Und das stört die jungen Studierenden?

Ja, das ist der Grund, warum sie aufschreien. Die Modelle der orthodoxen Ökonomie greifen bei einigen Problemen zu kurz und bieten keine befriedigenden Erklärungen für gesellschaftliche und wirtschaftliche Krisen. Sie sind außerdem zu "ideal" und damit unrealistisch, wie zum Beispiel das Menschenbild des Homo oeconomicus. Solche Annahmen stehen jedoch im Zentrum des orthodoxen Denkens. Diese Problematik merken die Studenten und daher kam der Aufruf zu mehr Pluralität in der Lehre.

Aber das war nicht immer so?

Nein, früher hatte man an der Wirtschaftsuniversität konkrete österreichische wirtschaftspolitische Probleme diskutiert, theoretische Modelle standen nicht derart im Zentrum. Heute habe ich oft den Eindruck, dass vielen Studenten nicht einmal klar ist, was die Sozialpartnerschaft oder wer der Präsident der Wirtschaftskammer oder des Gewerkschaftsbundes ist; geschweige denn, dass sie über deren gesellschaftspolitische Aufgabe Bescheid wissen. Das ist tragisch. Das heterodoxe Institut, an dem ich forsche und lehre, ist ein Rest aus der "alten" Zeit.

Welchen Anteil hat das Institut am Lehrplan der Wirtschaftsuniversität?

Wenig. Vielleicht bis zu zehn Prozent im Masterstudium Volkswirtschaft.

Wie reagiert die orthodoxe Ökonomie auf die Einwände heterodoxer Denker?
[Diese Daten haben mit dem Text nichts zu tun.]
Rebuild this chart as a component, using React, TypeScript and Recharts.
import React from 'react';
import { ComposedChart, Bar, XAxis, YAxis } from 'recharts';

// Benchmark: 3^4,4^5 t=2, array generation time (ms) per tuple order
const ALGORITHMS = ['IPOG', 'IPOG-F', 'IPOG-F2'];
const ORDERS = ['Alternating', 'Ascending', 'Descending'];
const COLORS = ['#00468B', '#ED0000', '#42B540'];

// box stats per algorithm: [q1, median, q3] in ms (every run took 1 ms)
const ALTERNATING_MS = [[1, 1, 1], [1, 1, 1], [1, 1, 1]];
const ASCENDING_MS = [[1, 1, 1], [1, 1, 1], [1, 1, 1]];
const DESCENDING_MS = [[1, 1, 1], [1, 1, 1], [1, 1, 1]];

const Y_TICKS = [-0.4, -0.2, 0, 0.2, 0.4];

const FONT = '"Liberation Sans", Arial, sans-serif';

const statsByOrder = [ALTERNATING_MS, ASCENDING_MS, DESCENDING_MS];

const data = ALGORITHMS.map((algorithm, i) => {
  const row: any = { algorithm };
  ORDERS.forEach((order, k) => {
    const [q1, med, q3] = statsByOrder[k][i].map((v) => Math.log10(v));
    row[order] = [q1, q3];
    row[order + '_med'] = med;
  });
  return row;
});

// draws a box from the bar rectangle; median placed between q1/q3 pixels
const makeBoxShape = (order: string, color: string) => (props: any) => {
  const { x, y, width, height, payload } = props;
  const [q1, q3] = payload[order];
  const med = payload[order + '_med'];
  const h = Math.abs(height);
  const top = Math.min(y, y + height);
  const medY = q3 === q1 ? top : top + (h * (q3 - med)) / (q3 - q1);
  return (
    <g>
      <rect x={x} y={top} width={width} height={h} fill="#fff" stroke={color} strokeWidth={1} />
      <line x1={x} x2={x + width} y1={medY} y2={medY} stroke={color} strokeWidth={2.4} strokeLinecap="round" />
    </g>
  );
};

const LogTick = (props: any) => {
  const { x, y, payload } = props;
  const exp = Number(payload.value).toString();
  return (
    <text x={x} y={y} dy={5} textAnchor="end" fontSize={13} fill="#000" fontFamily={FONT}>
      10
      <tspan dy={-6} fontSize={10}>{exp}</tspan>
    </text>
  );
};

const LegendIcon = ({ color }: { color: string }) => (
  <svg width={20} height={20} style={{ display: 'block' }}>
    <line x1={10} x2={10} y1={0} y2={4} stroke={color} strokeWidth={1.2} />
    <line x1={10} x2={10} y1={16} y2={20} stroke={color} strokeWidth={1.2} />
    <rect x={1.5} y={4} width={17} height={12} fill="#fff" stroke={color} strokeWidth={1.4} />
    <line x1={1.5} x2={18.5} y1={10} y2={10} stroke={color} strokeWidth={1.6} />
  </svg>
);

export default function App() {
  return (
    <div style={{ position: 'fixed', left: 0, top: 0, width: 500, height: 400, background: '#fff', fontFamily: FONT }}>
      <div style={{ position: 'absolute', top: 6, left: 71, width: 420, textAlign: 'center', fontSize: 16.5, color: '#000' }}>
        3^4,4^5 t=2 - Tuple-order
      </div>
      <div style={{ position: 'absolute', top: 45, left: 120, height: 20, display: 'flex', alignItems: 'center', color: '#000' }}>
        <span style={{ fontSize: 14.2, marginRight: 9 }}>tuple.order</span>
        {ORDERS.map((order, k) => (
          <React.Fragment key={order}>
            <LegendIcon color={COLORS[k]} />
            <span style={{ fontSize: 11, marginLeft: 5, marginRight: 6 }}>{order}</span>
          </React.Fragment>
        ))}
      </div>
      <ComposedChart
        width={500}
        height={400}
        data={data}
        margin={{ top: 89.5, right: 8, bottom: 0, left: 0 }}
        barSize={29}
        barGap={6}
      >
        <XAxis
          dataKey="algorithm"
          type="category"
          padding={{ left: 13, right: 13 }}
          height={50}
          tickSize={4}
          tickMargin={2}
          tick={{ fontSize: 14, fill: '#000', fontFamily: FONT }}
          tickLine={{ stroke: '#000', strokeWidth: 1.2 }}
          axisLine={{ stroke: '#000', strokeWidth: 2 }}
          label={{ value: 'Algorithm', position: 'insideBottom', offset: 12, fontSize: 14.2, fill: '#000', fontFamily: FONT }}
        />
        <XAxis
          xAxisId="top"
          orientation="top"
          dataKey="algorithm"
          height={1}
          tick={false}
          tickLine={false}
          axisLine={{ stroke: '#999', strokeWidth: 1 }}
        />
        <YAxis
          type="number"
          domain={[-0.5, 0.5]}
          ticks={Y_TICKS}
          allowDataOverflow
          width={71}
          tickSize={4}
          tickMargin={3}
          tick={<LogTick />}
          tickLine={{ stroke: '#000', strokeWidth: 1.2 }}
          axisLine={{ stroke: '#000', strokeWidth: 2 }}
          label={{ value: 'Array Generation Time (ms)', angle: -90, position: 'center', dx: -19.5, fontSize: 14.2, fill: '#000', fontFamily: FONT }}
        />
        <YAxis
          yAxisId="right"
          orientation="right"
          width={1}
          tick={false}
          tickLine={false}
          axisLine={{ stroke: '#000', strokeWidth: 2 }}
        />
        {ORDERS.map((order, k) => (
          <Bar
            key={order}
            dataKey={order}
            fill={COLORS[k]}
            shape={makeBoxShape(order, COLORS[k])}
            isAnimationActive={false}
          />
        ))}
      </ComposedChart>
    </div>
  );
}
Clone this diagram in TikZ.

Viele Ökonomen geben zu, dass ihre Modelle so nicht anwendbar sind - sie hätten jedoch nichts Besseres. Die "neue" Generation an Wissenschaftlern wurde nicht in anderen Denkweisen ausgebildet, wie wir sie hier am heterodoxen Institut lehren. Sie meinen auch, dass die Kritik ohnehin in der herrschenden Lehre integriert ist, was teilweise auch stimmt. Das Kernmodell der Ökonomie - die Behauptungen, dass wirtschaftliches Handeln rationalem Verhalten entspricht, dass Märkte zu stabilen Resultaten führen können und dass der methodische Ansatz dem naturwissenschaftlichen Denken folgt - das wird alles jedoch nicht aufgegeben.